The interior of the house is focused around a large central hallway serving as the main avenue of traffic and entrance area to the adjacent rooms. The hallway flows into a large, wide staircase that provides the main means of egress from the entertainment area of the house to the private rooms on the second floor. Four formal rooms with sixteen foot ceilings, pocket doors, fireplaces and tall windows form the main block of the building. On the first floor, the hallway and front parlor still retain the original wallpaper from 1882 with classic Anglo-Japanese asymmetrical designs and exotic motifs. The other rooms have been redecorated to approximate the original wallpaper and paint colors.

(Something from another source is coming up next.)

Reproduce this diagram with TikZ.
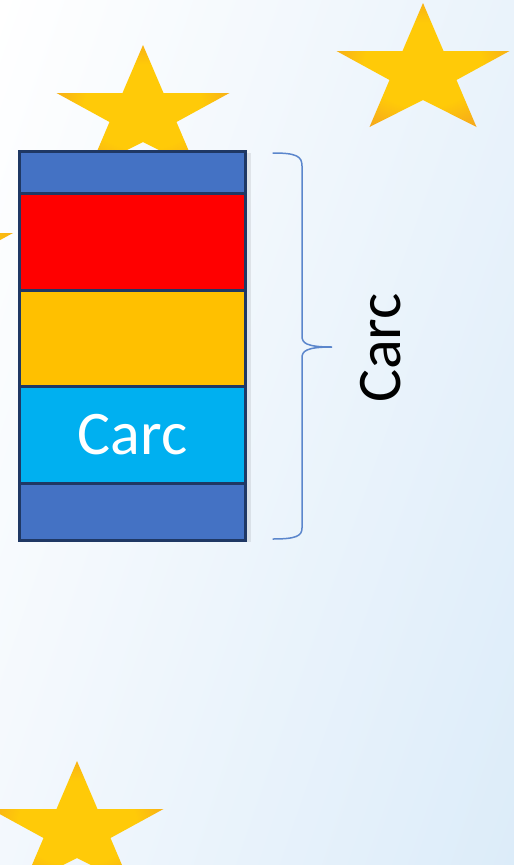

As you enter through the front door on the east facade, you pass into a grand hallway. The wallpaper is Anglo-Japanese design with Roman and Greek themes in the frieze on the ceilings and walls. The predominant colors are dark with tan and gold highlights, creating an interesting contrast to the original interior trim painting of ashen pinks, tans, pale blues and black detailing. This combination of colors is repeated throughout both floors of the house. The tall, heavy, varnished wood doors have as the top panel, colored glass panes of amber, blue and pink, in a geometric design. On either side of the main doors are smaller, longer versions of the colored glass windows. The doors and small windows have molded surrounds of painted wood with bulls-eye cornerblocks and decorative accents on the door surrounds and on the baseboard. The door knobs, plates, and hinges are brass with raised Eastlake style ornament.
Off the main hallway, to the right, is a small sitting room. The fireplace, situated on the interior wall facing east, has a tall mantel of birchwood with turned spindles flanking a rectangular mirror supporting a tapered hood. The hearth is set with dark patterned tiles of Eastlake designs with light blue and white floral tiles surrounding the firebox. The ceiling is painted pressed metal with a curved crown molding. The tall windows are of the Queen Anne style, banded at the top by a panel of colored lights (blue, amber, purple, red). The height of the window is emphasized by a dado panel of wood with molded trim beneath each window. This style of window is repeated throughout the fenestration of the main block of the house.
On the south side of the hall is the large front parlor. This room contains original wallpaper including ceiling panels of small birds and orange flowers with vibrant leaves of green and yellow set upon a light blue background. The main body of the wallpaper is shades of tan and brown with light blue highlights. The fireplace is on the west wall of the room with a mantel similar to the one in the front sitting room. On the hearth are dark tiles of geometric designs with lighter colored tiles of a thistle design around the firebox. This room retains the original Brussels carpeting laid when the house was built.
Continuing down the hallway, there is a center arch of decorative painted columns and molding with ornamental keystone designs. The haunch of the arch is angular rather than curved. The arch is formed by two freestanding columns flanked on either side by a smaller arch with engaged pillars. The side arches form decorative surrounds for the classic statuary that was placed in this area. The archway serves not only as a support for the upper floors, but as a visual break to make the main hallway feel less imposing.